Selain imunisasi, Budi juga mendorong masyarakat untuk rajin melakukan skrining untuk mengetahui apakah ada penyakit atau tidak.
Salah satu penyebab utama kematian tinggi pada balita adalah infeksi. Salah satu infeksi yang tinggi kasusnya di Indonesia adalah pneumonia dan diare. Padahal, kedua penyakit ini ada vaksinasinya.
“Jadi balik lagi untuk bisa anak-anak kita sehat intervensinya itu harus preventif. Salah satunya adalah imunisasi. Nah, imunisasi itu harus diberikan secara lengkap untuk melindungi anak-anak kita supaya nanti daya tahan tubuhnya lebih siap,” ucap Budi.
Dalam kesempatan yang sama, Ketua IDAI Piprim Basarah Yanuarso menjelaskan soal workshop imunisasi yang digelar.

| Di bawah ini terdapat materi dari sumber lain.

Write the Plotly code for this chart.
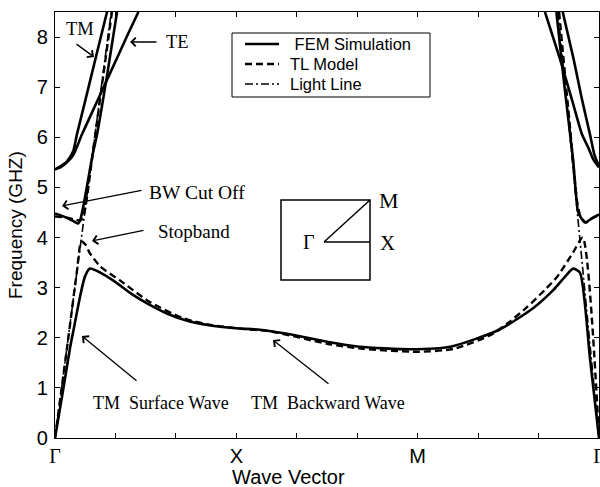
import plotly.graph_objects as go

# ---------------- data (x: 0=Γ, 1=X, 2=M, 3=Γ) ----------------
fem_low_x = [0, 0.04, 0.083, 0.11, 0.138, 0.165, 0.193, 0.25, 0.33, 0.42, 0.52, 0.62, 0.72, 0.85, 1.0, 1.13, 1.31,
             1.5, 1.68, 1.96, 2.18, 2.45, 2.64, 2.75, 2.82, 2.857, 2.895, 2.95, 3.0]
fem_low_f = [0, 0.85, 1.8, 2.3, 2.82, 3.22, 3.38, 3.30, 3.12, 2.88, 2.66, 2.48, 2.35, 2.25, 2.19, 2.16, 2.06,
             1.92, 1.82, 1.77, 1.82, 2.16, 2.6, 2.96, 3.25, 3.38, 3.3, 1.6, 0]

fem_tm_left_x = [0, 0.03, 0.066, 0.1, 0.121, 0.16, 0.21, 0.25, 0.287]
fem_tm_left_f = [5.36, 5.42, 5.52, 5.72, 6.06, 6.63, 7.37, 7.96, 8.5]
fem_te_left_x = [0, 0.03, 0.066, 0.1, 0.149, 0.23, 0.30, 0.40, 0.46]
fem_te_left_f = [5.36, 5.4, 5.5, 5.64, 6.06, 6.7, 7.25, 8.04, 8.5]
fem_bw_left_x = [0, 0.04, 0.08, 0.11, 0.127, 0.14, 0.155, 0.18, 0.21, 0.232, 0.29, 0.342]
fem_bw_left_f = [4.48, 4.43, 4.37, 4.31, 4.28, 4.36, 4.6, 5.1, 5.7, 6.06, 7.3, 8.5]

fem_u1_right_x = [2.702, 2.785, 2.85, 2.906, 2.94, 2.97, 3.0]
fem_u1_right_f = [8.5, 7.56, 6.76, 6.06, 5.8, 5.55, 5.4]
fem_u2_right_x = [2.8, 2.86, 2.906, 2.95, 2.975, 3.0]
fem_u2_right_f = [8.5, 7.56, 6.76, 6.06, 5.65, 5.42]
fem_bw_right_x = [2.765, 2.81, 2.857, 2.884, 2.9, 2.923, 2.96, 3.0]
fem_bw_right_f = [8.5, 7.0, 5.56, 4.52, 4.4, 4.3, 4.38, 4.46]

tl_low_x = [0, 0.07, 0.12, 0.145, 0.17, 0.19, 0.25, 0.36, 0.52, 0.7, 0.85, 1.0, 1.2, 1.5, 1.7, 2.0,
            2.2, 2.4, 2.5, 2.6, 2.7, 2.77, 2.857, 2.91, 3.0]
tl_low_f = [0, 1.9, 3.3, 3.92, 3.85, 3.7, 3.42, 3.14, 2.72, 2.4, 2.26, 2.19, 2.12, 1.88, 1.78, 1.72,
            1.78, 2.05, 2.3, 2.6, 2.95, 3.22, 3.7, 4.0, 0]
tl_up_left_x = [0, 0.06, 0.11, 0.14, 0.155, 0.17, 0.2, 0.25, 0.314]
tl_up_left_f = [4.42, 4.40, 4.36, 4.34, 4.4, 4.65, 5.45, 6.8, 8.5]
tl_up_right_x = [2.78, 2.84, 2.88, 2.9, 2.93, 2.96, 3.0]
tl_up_right_f = [8.5, 6.2, 4.7, 4.4, 4.3, 4.38, 4.45]

light_left_x = [0, 0.31]
light_left_f = [0, 8.5]
light_right_x = [2.774, 3.0]
light_right_f = [8.5, 0]

tick_vals = [0, 1/3, 2/3, 1, 4/3, 5/3, 2, 7/3, 8/3, 3]
tick_text = ['<span style="font-family:Liberation Serif">Γ</span>', '', '', 'X', '', '', 'M', '', '',
             '<span style="font-family:Liberation Serif">Γ</span>']
y_ticks = [0, 1, 2, 3, 4, 5, 6, 7, 8]
legend_names = [" FEM Simulation", "TL Model", "Light Line"]

# ---------------- figure ----------------
fig = go.Figure()
W_FEM, W_TL, W_LL = 2.6, 2.4, 1.6
DASH_TL, DASH_LL = "7px,4px", "8px,3px,2px,3px"

def add(x, y, dash, width):
    fig.add_trace(go.Scatter(x=x, y=y, mode="lines", showlegend=False, hoverinfo="skip",
                             line=dict(color="black", width=width, dash=dash, shape="spline", smoothing=0.6)))

add(light_left_x, light_left_f, DASH_LL, W_LL)
add(light_right_x, light_right_f, DASH_LL, W_LL)
add(tl_low_x, tl_low_f, DASH_TL, W_TL)
add(tl_up_left_x, tl_up_left_f, DASH_TL, W_TL)
add(tl_up_right_x, tl_up_right_f, DASH_TL, W_TL)
for xs, ys in [(fem_low_x, fem_low_f), (fem_tm_left_x, fem_tm_left_f), (fem_te_left_x, fem_te_left_f),
               (fem_bw_left_x, fem_bw_left_f), (fem_u1_right_x, fem_u1_right_f),
               (fem_u2_right_x, fem_u2_right_f), (fem_bw_right_x, fem_bw_right_f)]:
    add(xs, ys, "solid", W_FEM)

# pixel -> data helpers for layout items
L, R, T, B = 55, 599, 12, 438
def dx(px):
    return (px - L) / (R - L) * 3.0
def dy(py):
    return (B - py) / (B - T) * 8.5

serif = "Liberation Serif"
ann = []
def label(px, py, text, size=16, xanchor="center", family=serif):
    ann.append(dict(x=dx(px), y=dy(py), xref="x", yref="y", text=text, showarrow=False,
                    font=dict(family=family, size=size, color="black"), xanchor=xanchor, yanchor="middle"))
def arrow(tx, ty, hx, hy):
    ann.append(dict(x=dx(hx), y=dy(hy), ax=dx(tx), ay=dy(ty), xref="x", yref="y", axref="x", ayref="y",
                    text="", showarrow=True, arrowhead=4, arrowsize=1.3, arrowwidth=1.3, arrowcolor="black"))

label(80, 29, "TM", 18.5)
arrow(75, 43, 94, 57)
label(177, 42, "TE", 18.5)
arrow(158, 42, 130, 42)
label(147, 192, "BW Cut Off", 19.5, "left")
arrow(143, 190, 62, 206)
label(156, 231, "Stopband", 19, "left")
arrow(145, 230, 92, 241)
label(91, 403, "TM&nbsp; Surface Wave", 18, "left")
arrow(138, 382, 82, 336)
label(249, 403, "TM&nbsp; Backward Wave", 18, "left")
arrow(330, 385, 273, 340)
# inset Brillouin zone
label(317, 242, "Γ", 20, "right")
label(378, 243, "X", 21, "left")
label(377, 200, "M", 22, "left")

shapes = [
    dict(type="rect", xref="x", yref="y", x0=dx(281), y0=dy(280), x1=dx(370), y1=dy(200),
         line=dict(color="black", width=1.5)),
    dict(type="line", xref="x", yref="y", x0=dx(324), y0=dy(242), x1=dx(370), y1=dy(200),
         line=dict(color="black", width=1.5)),
    dict(type="line", xref="x", yref="y", x0=dx(324), y0=dy(242), x1=dx(370), y1=dy(242),
         line=dict(color="black", width=1.5)),
    # legend box
    dict(type="rect", xref="x", yref="y", x0=dx(232), y0=dy(97), x1=dx(430), y1=dy(33),
         line=dict(color="black", width=1), fillcolor="white", layer="above"),
]
leg_styles = [("solid", W_FEM), (DASH_TL, W_TL), (DASH_LL, W_LL)]
for i, (name, (dash, wd)) in enumerate(zip(legend_names, leg_styles)):
    yy = 44 + 20 * i
    shapes.append(dict(type="line", xref="x", yref="y", x0=dx(245), x1=dx(279), y0=dy(yy), y1=dy(yy),
                       line=dict(color="black", width=wd, dash=dash), layer="above"))
    ann.append(dict(x=dx(288), y=dy(yy), xref="x", yref="y", text=name, showarrow=False, xanchor="left",
                    yanchor="middle", font=dict(family="Liberation Sans", size=16.5, color="black")))

# axis titles (paper coords are relative to the plot area)
ann.append(dict(x=(288 - L) / (R - L), y=(B - 477) / (B - T), xref="paper", yref="paper", text="Wave Vector",
                showarrow=False, xanchor="center", yanchor="middle",
                font=dict(family="Liberation Sans", size=20, color="black")))
ann.append(dict(x=(15 - L) / (R - L), y=(B - 225) / (B - T), xref="paper", yref="paper", text="Frequency (GHZ)",
                showarrow=False, textangle=-90, xanchor="center", yanchor="middle",
                font=dict(family="Liberation Sans", size=19, color="black")))

axis_common = dict(showline=True, linecolor="black", linewidth=1.2, mirror="ticks", ticks="inside",
                   ticklen=5, tickcolor="black", showgrid=False, zeroline=False, automargin=False,
                   ticklabeloverflow="allow")
fig.update_layout(
    width=600, height=487,
    margin=dict(l=L, r=600 - R, t=T, b=487 - B),
    paper_bgcolor="white", plot_bgcolor="white",
    font=dict(family="Liberation Sans", color="black"),
    xaxis=dict(range=[0, 3], tickvals=tick_vals, ticktext=tick_text, tickfont=dict(size=20), **axis_common),
    yaxis=dict(range=[0, 8.5], tickvals=y_ticks, tickfont=dict(size=20), ticklabelstandoff=2, **axis_common),
    annotations=ann, shapes=shapes, showlegend=False,
)
fig.write_html("out.html", config={"displayModeBar": False},
               post_script="document.body.style.margin='0px';")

Menurutnya, workshop ini mengundang 30 cabang dokter anak di seluruh Indonesia. Selain dokter anak, IDAI mengundang stakeholder lain seperti kelompok guru, ulama, dan masyarakat lain.
“Ini supaya imunisasi itu bukan hanya miliknya dokter tapi awareness-nya itu juga dibantu penyebarannya oleh kelompok masyarakat. Saya kira ini akan sangat efektif kalau menyebarkan (edukasi) imunisasi dengan bahasa mereka,” ujar Piprim.
Piprim menilai, jika guru-guru ikut terlibat dalam kampanye imunisasi di sekolah maka hasilnya akan jauh lebih efektif
“Apalagi HVP ini nanti di usia sekolah ya, nanti akan jauh lebih efektif dibanding dokter aja (yang kampanye. Jadi dokternya, guru-gurunya, orangtuanya, perkumpulan orangtua muridnya itu saya kira perlu dilibatkan semua.”katanya.
Partisipasi semua pihak di berbagai sektor pada gilirannya dapat membuat semua masyarakat menerima imunisasi tanpa ragu-ragu.
Dalam workshop imunisasi ini, Piprim mengajarkan peserta terkait cara komunikasi saat menghadapi orang-orang yang ragu mendapatkan imunisasi.
“Bagaimana menyusun program di daerahnya masing-masing untuk advokasi imunisasi. Jadi enggak selesai sekarang, makanya ini program dua tahun karena kita enggak mau hit and run. Ini terus dikawal dan ada hasil signifikan yang bisa kita dapat di akhir.”ujarnya
Lebih lanjut, Piprim mengatakan bahwa imunisasi di Indonesia menjadi hal penting lantaran situasi di Tanah Air yang kerap mengalami kejadian luar biasa (KLB)
“Kemarin kita dengan KLB polio, difteri juga masih ada, campak masih ada, rubella masih ada. Itu biasanya karena cakupan (vaksinasinya) lebih rendah di masyarakat.” Ungkap Budi.
Rendahnya cakupan imunisasi dapat disebabkan berbagai hal salah satunya informasi keliru yang sampai pada masyarakat sehingga membuat mereka ragu.